Un bien étrange objet situé à l'extrémité de la filmographie de Fritz Lang, de retour en Allemagne de l'Ouest. C'est simple, si je n'avais pas eu idée de la date et du réalisateur, et si l'on excepte quelques indices qui détonnent, j'aurais dit qu'il s'agissait d'un Hitchcock allemand façon film noir et espionnage des années 40-50. Il y a aussi un peu de James Bond avant l'heure, et on imagine sans mal que c'est en partie issu de son passage aux États-Unis qu'il en revient avec de nouveaux gadgets, pistolet à air comprimé hyper puissant envoyant des balles comme des aiguilles qui transpercent les corps sans laisser de traces (enfin, si, ça c'est plutôt raté...) ou encore la voiture qui change de plaque d'immatriculation automatiquement.

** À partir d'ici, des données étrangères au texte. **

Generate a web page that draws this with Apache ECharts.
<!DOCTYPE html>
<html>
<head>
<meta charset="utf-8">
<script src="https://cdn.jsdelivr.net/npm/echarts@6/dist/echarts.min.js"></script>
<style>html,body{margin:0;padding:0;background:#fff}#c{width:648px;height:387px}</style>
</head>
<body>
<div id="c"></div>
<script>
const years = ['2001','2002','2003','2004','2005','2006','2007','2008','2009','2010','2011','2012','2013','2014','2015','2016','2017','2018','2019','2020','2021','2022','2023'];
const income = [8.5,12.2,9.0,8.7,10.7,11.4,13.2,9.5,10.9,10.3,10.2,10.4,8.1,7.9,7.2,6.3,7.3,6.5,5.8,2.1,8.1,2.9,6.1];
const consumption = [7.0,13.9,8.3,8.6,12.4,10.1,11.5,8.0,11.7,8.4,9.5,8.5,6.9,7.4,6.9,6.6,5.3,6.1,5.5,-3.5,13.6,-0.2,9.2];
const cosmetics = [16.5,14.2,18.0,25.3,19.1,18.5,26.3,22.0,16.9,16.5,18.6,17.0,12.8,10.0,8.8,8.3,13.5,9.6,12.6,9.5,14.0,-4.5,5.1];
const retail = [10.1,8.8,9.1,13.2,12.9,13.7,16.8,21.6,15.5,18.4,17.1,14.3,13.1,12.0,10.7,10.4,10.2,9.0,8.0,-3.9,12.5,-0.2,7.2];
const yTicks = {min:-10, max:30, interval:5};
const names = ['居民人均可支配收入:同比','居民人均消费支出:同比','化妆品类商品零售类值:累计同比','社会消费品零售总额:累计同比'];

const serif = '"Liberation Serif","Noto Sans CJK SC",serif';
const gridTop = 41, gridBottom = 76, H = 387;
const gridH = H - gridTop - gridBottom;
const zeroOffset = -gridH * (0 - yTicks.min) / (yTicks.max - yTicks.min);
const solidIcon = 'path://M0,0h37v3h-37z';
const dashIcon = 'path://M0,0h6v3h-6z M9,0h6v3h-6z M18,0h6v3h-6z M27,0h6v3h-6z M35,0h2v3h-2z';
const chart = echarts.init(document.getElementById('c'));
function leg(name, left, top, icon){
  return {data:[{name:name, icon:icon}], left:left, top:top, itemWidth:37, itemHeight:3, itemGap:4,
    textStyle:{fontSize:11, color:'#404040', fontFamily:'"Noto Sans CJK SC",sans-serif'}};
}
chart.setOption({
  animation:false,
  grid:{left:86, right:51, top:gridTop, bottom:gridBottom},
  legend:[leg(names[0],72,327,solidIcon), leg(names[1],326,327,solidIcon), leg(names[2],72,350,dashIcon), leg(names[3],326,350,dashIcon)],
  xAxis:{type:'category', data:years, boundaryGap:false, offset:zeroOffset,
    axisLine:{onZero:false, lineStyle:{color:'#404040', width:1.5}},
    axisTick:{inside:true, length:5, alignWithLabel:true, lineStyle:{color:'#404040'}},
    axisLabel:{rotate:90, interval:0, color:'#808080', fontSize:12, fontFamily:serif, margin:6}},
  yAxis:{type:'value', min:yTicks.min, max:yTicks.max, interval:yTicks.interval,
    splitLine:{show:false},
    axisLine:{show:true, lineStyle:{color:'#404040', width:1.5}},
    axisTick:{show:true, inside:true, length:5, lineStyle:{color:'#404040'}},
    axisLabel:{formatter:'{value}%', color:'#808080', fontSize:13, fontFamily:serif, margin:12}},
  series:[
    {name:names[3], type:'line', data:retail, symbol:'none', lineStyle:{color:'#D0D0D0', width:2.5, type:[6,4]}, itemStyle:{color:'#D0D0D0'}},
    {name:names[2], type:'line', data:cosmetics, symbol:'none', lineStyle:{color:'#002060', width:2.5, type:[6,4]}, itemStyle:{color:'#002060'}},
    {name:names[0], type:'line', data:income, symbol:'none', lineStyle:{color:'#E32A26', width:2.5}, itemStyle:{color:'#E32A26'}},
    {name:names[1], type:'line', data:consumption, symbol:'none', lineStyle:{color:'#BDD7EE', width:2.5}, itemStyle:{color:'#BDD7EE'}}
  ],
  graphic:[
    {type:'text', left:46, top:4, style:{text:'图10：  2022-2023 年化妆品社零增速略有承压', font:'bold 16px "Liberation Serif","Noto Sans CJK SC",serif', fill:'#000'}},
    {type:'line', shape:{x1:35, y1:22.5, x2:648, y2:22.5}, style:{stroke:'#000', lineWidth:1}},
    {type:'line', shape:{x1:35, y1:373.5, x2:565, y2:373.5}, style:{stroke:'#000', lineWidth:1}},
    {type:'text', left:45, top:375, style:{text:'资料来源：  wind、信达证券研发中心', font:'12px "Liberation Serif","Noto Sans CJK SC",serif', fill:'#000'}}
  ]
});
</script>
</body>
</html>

Quelque part, le titre original allemand sied mieux au film : "les mille yeux du Dr. Mabuse". En lisant "diabolique" dans la version française, on est tenté de s'imaginer un contenu sombre proche d'un film comme "M Le Maudit" alors qu'on en est très, très loin. Il y a bien un discours politique derrière la multiplication des micros et des caméras, derrière ces personnes assises devant des écrans ou des miroirs sans tain qui en surveillent d'autres : l'avènement du règne des écrans se fait bien sentir, le Mal met à profit les nouvelles technologies dans toutes leurs formes.
Mais l'ensemble, s'il se suit sans difficulté, manque d'envergure, de passion, on sent bien qu'il s'agit d'une œuvre de commande. On dirait que Lang avait raté son retour en Allemagne, les trois films qu'il y réalisa (celui-ci, sorti après Le "Tigre du Bengale" en 1958 et "Le Tombeau hindou" en 1959) n'étant pas particulièrement engageants. Il y a beaucoup trop de passages obligés du genre, fausse tentative de suicide, femme en détresse, manipulations diverses, agents secrets, etc. Sans doute peut-on y voir la volonté de surfer sur la renommée des deux précédents volets (que je n'ai toujours pas vus). Difficile de rattacher cet objet à la filmographie de celui qui réalisait trente ans plus tôt des films comme "Fury", "M", ou "You Only Live Once"... Et en tant que dernière réalisation portant le sceau de Lang, "Le diabolique Docteur Mabuse" laisse un goût terriblement amer.